*What to produce*. Write out all the entries word for word, but skip any images.

*Records supplied*.
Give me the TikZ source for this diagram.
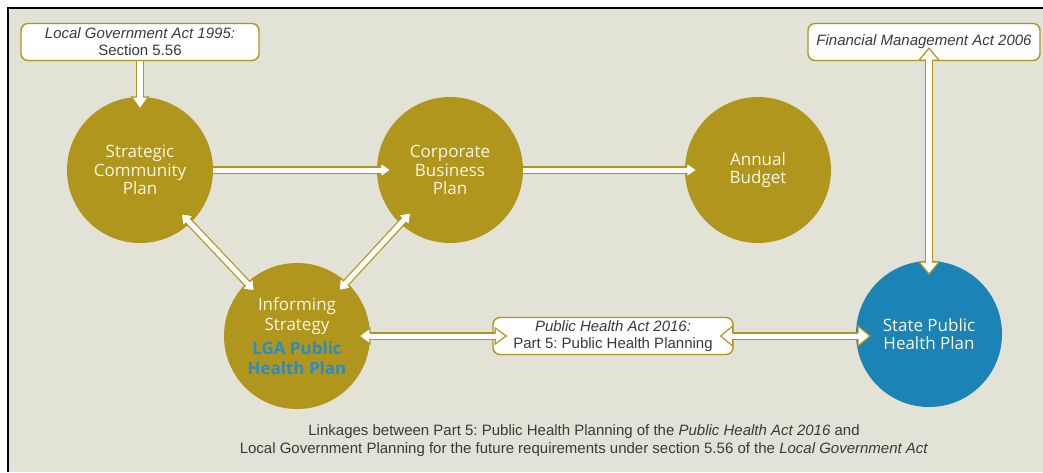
\documentclass[tikz,border=0pt]{standalone}
\usepackage{fontspec}
\setmainfont{Liberation Sans}
\newfontfamily\circfont{Open Sans}
\usetikzlibrary{calc,decorations.markings}
\frenchspacing
\definecolor{gold}{HTML}{B0961C}
\definecolor{bluec}{HTML}{1B83B5}
\definecolor{bg}{HTML}{E2E2D6}
\definecolor{txt}{HTML}{3A3A3A}
\definecolor{cream}{HTML}{FBF6E0}
\definecolor{lgablue}{HTML}{2A8CC4}
\newcommand\tipfwd[2]{%
  \fill[white] (0,0) -- (-#1,#2) -- (-#1,-#2) -- cycle;
  \draw[gold, line width=1.2pt, line join=miter] (-#1,2.8) -- (-#1,#2) -- (0,0) -- (-#1,-#2) -- (-#1,-2.8);}
\newcommand\tipback[2]{%
  \fill[white] (0,0) -- (#1,#2) -- (#1,-#2) -- cycle;
  \draw[gold, line width=1.2pt, line join=miter] (#1,2.8) -- (#1,#2) -- (0,0) -- (#1,-#2) -- (#1,-2.8);}
\tikzset{
  circ/.style={circle, fill=gold, minimum size=146pt, inner sep=0pt, align=center,
    text=cream, font=\circfont\fontsize{17}{18.5}\selectfont},
  actbox/.style={draw=gold, line width=1.4pt, fill=white, rounded corners=7pt,
    minimum width=238pt, minimum height=37pt, inner sep=0pt, align=center,
    text=txt, font=\fontsize{15}{17}\selectfont},
  shaft/.style={preaction={draw=gold, line width=7.5pt, #1},
                preaction={draw=white, line width=5pt, #1}},
  wideshaft/.style={preaction={draw=gold, line width=8.5pt, #1},
                preaction={draw=white, line width=6pt, #1}},
  tipend/.style 2 args={postaction={decorate, decoration={markings,
      mark=at position 1 with {\tipfwd{#1}{#2}}}}},
  tipstart/.style 2 args={postaction={decorate, decoration={markings,
      mark=at position 0 with {\tipback{#1}{#2}}}}},
  caption/.style={align=center, text=txt, font=\fontsize{15}{18}\selectfont},
}
\begin{document}
\begin{tikzpicture}[x=1pt, y=-1pt]
\useasboundingbox (0,0) rectangle (1043,472);
\fill[white] (0,0) rectangle (1043,472);
\fill[bg] (8,8) rectangle (1043,472);
\draw[black, line width=1.8pt] (8,472) -- (8,8) -- (1043,8);

% circles
\node[circ] (scp) at (140,170) {Strategic\\Community\\Plan};
\node[circ] (cbp) at (450,170) {Corporate\\Business\\Plan};
\node[circ] (ab)  at (758,170) {Annual\\Budget};
\node[circ, font=\circfont\fontsize{17}{19.5}\selectfont] (inf) at (297,336)
  {Informing\\Strategy\\[5pt]\textcolor{lgablue}{\bfseries LGA Public}\\\textcolor{lgablue}{\bfseries Health Plan}};
\node[circ, fill=bluec] (spp) at (929,334) {State Public\\Health Plan};

% boxes
\node[actbox] (lga) at (140,42) {\textit{Local Government Act 1995:}\\Section 5.56};
\node[actbox, minimum width=232pt] (fma) at (924,42) {\textit{Financial Management Act 2006}};
\node[actbox, minimum width=240pt] (pha) at (613,336) {\textit{Public Health Act 2016:}\\Part 5: Public Health Planning};

% connectors
\path[wideshaft={shorten >=10pt}, tipend={12}{8.5}] (lga.south) -- ($(scp)+(0,-61)$);
\path[shaft={shorten >=9pt}, tipend={10}{7}] (scp.east) -- ($(cbp.west)+(14,0)$);
\path[shaft={shorten >=9pt}, tipend={10}{7}] (cbp.east) -- ($(ab.west)+(12,0)$);
\path[shaft={shorten >=9pt, shorten <=9pt}, tipend={10}{7.5}, tipstart={10}{7.5}]
  ($(inf)!62pt!(scp)$) -- ($(scp)!60pt!(inf)$);
\path[shaft={shorten >=9pt, shorten <=9pt}, tipend={10}{7.5}, tipstart={10}{7.5}]
  ($(inf)!62pt!(cbp)$) -- ($(cbp)!58pt!(inf)$);
\path[shaft={shorten >=9pt, shorten <=9pt}, tipend={11}{8}, tipstart={11}{8}]
  ($(inf)+(62,0)$) -- ($(pha.west)+(14,0)$);
\path[shaft={shorten >=10pt, shorten <=10pt}, tipend={12}{10}, tipstart={12}{10}]
  ($(pha.east)+(-13,0)$) -- ($(pha.east -| spp)+(-59,0)$);
\path[wideshaft={shorten >=10pt, shorten <=10pt}, tipend={12}{10}, tipstart={12}{10}]
  ($(spp |- fma.south)+(0,-13)$) -- ($(spp)+(0,-60)$);

% caption
\node[caption] (cap) at (584,441) {Linkages between Part 5: Public Health Planning of the \textit{Public Health Act 2016} and\\Local Government Planning for the future requirements under section 5.56 of the \textit{Local Government Act}};
\end{tikzpicture}
\end{document}
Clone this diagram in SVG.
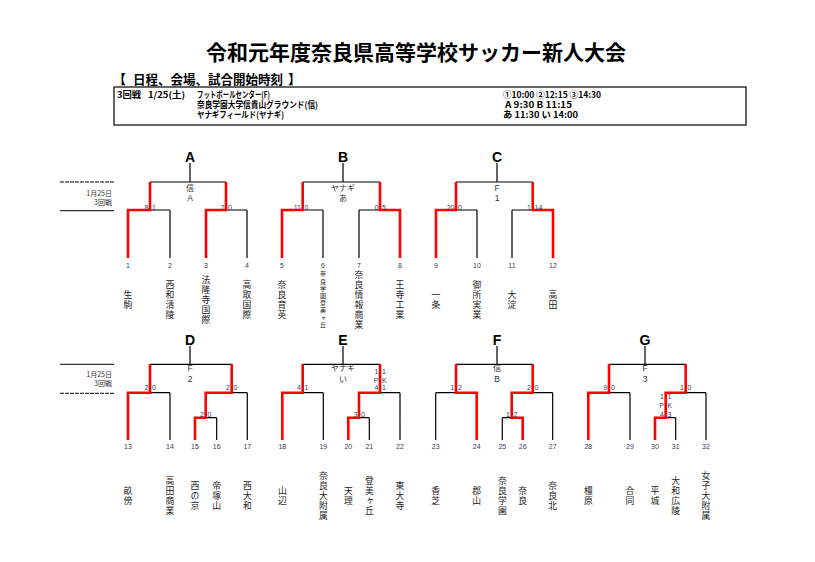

*Output of the task*.
Give me the TikZ source for this diagram.
\documentclass[tikz,border=0pt]{standalone}
\usepackage{fontspec}
\setmainfont{Liberation Sans}
\newfontfamily\circfont{Open Sans}
\usetikzlibrary{calc,decorations.markings}
\frenchspacing
\definecolor{gold}{HTML}{B0961C}
\definecolor{bluec}{HTML}{1B83B5}
\definecolor{bg}{HTML}{E2E2D6}
\definecolor{txt}{HTML}{3A3A3A}
\definecolor{cream}{HTML}{FBF6E0}
\definecolor{lgablue}{HTML}{2A8CC4}
\newcommand\tipfwd[2]{%
  \fill[white] (0,0) -- (-#1,#2) -- (-#1,-#2) -- cycle;
  \draw[gold, line width=1.2pt, line join=miter] (-#1,2.8) -- (-#1,#2) -- (0,0) -- (-#1,-#2) -- (-#1,-2.8);}
\newcommand\tipback[2]{%
  \fill[white] (0,0) -- (#1,#2) -- (#1,-#2) -- cycle;
  \draw[gold, line width=1.2pt, line join=miter] (#1,2.8) -- (#1,#2) -- (0,0) -- (#1,-#2) -- (#1,-2.8);}
\tikzset{
  circ/.style={circle, fill=gold, minimum size=146pt, inner sep=0pt, align=center,
    text=cream, font=\circfont\fontsize{17}{18.5}\selectfont},
  actbox/.style={draw=gold, line width=1.4pt, fill=white, rounded corners=7pt,
    minimum width=238pt, minimum height=37pt, inner sep=0pt, align=center,
    text=txt, font=\fontsize{15}{17}\selectfont},
  shaft/.style={preaction={draw=gold, line width=7.5pt, #1},
                preaction={draw=white, line width=5pt, #1}},
  wideshaft/.style={preaction={draw=gold, line width=8.5pt, #1},
                preaction={draw=white, line width=6pt, #1}},
  tipend/.style 2 args={postaction={decorate, decoration={markings,
      mark=at position 1 with {\tipfwd{#1}{#2}}}}},
  tipstart/.style 2 args={postaction={decorate, decoration={markings,
      mark=at position 0 with {\tipback{#1}{#2}}}}},
  caption/.style={align=center, text=txt, font=\fontsize{15}{18}\selectfont},
}
\begin{document}
\begin{tikzpicture}[x=1pt, y=-1pt]
\useasboundingbox (0,0) rectangle (1043,472);
\fill[white] (0,0) rectangle (1043,472);
\fill[bg] (8,8) rectangle (1043,472);
\draw[black, line width=1.8pt] (8,472) -- (8,8) -- (1043,8);

% circles
\node[circ] (scp) at (140,170) {Strategic\\Community\\Plan};
\node[circ] (cbp) at (450,170) {Corporate\\Business\\Plan};
\node[circ] (ab)  at (758,170) {Annual\\Budget};
\node[circ, font=\circfont\fontsize{17}{19.5}\selectfont] (inf) at (297,336)
  {Informing\\Strategy\\[5pt]\textcolor{lgablue}{\bfseries LGA Public}\\\textcolor{lgablue}{\bfseries Health Plan}};
\node[circ, fill=bluec] (spp) at (929,334) {State Public\\Health Plan};

% boxes
\node[actbox] (lga) at (140,42) {\textit{Local Government Act 1995:}\\Section 5.56};
\node[actbox, minimum width=232pt] (fma) at (924,42) {\textit{Financial Management Act 2006}};
\node[actbox, minimum width=240pt] (pha) at (613,336) {\textit{Public Health Act 2016:}\\Part 5: Public Health Planning};

% connectors
\path[wideshaft={shorten >=10pt}, tipend={12}{8.5}] (lga.south) -- ($(scp)+(0,-61)$);
\path[shaft={shorten >=9pt}, tipend={10}{7}] (scp.east) -- ($(cbp.west)+(14,0)$);
\path[shaft={shorten >=9pt}, tipend={10}{7}] (cbp.east) -- ($(ab.west)+(12,0)$);
\path[shaft={shorten >=9pt, shorten <=9pt}, tipend={10}{7.5}, tipstart={10}{7.5}]
  ($(inf)!62pt!(scp)$) -- ($(scp)!60pt!(inf)$);
\path[shaft={shorten >=9pt, shorten <=9pt}, tipend={10}{7.5}, tipstart={10}{7.5}]
  ($(inf)!62pt!(cbp)$) -- ($(cbp)!58pt!(inf)$);
\path[shaft={shorten >=9pt, shorten <=9pt}, tipend={11}{8}, tipstart={11}{8}]
  ($(inf)+(62,0)$) -- ($(pha.west)+(14,0)$);
\path[shaft={shorten >=10pt, shorten <=10pt}, tipend={12}{10}, tipstart={12}{10}]
  ($(pha.east)+(-13,0)$) -- ($(pha.east -| spp)+(-59,0)$);
\path[wideshaft={shorten >=10pt, shorten <=10pt}, tipend={12}{10}, tipstart={12}{10}]
  ($(spp |- fma.south)+(0,-13)$) -- ($(spp)+(0,-60)$);

% caption
\node[caption] (cap) at (584,441) {Linkages between Part 5: Public Health Planning of the \textit{Public Health Act 2016} and\\Local Government Planning for the future requirements under section 5.56 of the \textit{Local Government Act}};
\end{tikzpicture}
\end{document}
Clone this diagram in SVG.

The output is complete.